Jobs – or the lack of them – are on attendees’ minds at an OECD Forum session entitled, “How to avoid a jobless recovery”. As moderator Chris Giles, economics editor of the Financial Times, points out, the economic recovery following the recession has yet to be matched by a fall in unemployment (which the OECD projects will peak at about 8½% this year). Concern over unemployment comes against a backdrop of increasing pressure to cut state spending, which many fear could impede efforts to cut joblessness.
And it isn’t simply joblessness that’s a concern, but also long-term and structural unemployment, says Richard Trumka, President of the American Federation of Labor-Congress of Industrial Organizations (AFL-CIO). He believes workers in the United States are “angry, anxious and going through tremendous amounts of pain”, and warns that headline economic figures don’t really reflect the experience of workers. “All the GDP in the world doesn’t mean there’s a recovery. Until people are back in work, they won’t believe in a recovery.”
The jobs crisis is being felt particularly by young people, according to Luca Scarpiello, a board member of the European Youth Forum. He’s been responding to a question about fears of the crisis creating a “lost generation” of young people who suffer permanently reduced job prospects. For young people, he says, that would mean experiencing unemployment as a structural part of their lives, and relying on short-term labour contracts that offer little in the way of training or skills development. The risk of a lost generation also represents a tremendous potential waste of human capital – after all, he says, “we are the most trained generation in history”.

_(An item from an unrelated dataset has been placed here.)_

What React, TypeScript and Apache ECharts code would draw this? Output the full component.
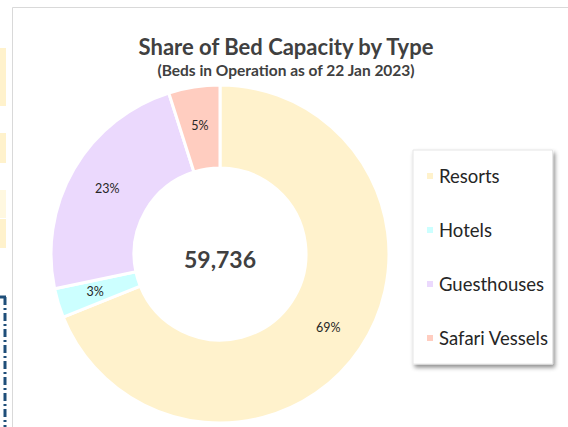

So, what to do? Panellists are discussing ways in which government policies could tackle unemployment – and the risk that cuts in government spending could actually make things worse. The big run-up in government spending during the crisis has raised deficits and public debts, and there’s intense pressure for governments to get their financial houses back in order. That probably means spending cuts.
But as Pier Carlo Padoan, the OECD’s Chief Economist, has pointed out, we must make the right cuts: In some cases, it might even be a good idea to raise spending – especially in growth-friendly areas like R&D and education. But, considering the still-fragile state of OECD economies, is it too soon to be talking about fiscal consolidation? The noted British economist, Robert Skidelsky, has sounded a warning note. “Many economies are on a life-support system,” he says. “Economic output would be reduced if support was turned off.” And, responding to a question from the floor, he’s also queried the benefits of cutting public jobs: “I am always amused by those who prefer the total waste of unemployment to the partial waste of a large public bureaucracy.”
Nevertheless, as announcements from several governments in Europe this week have underlined, consolidation now seems to be the order of the day. But, as Chris Giles has reminded governments in his summing up, that needs to be balanced with a determined effort to cut unemployment.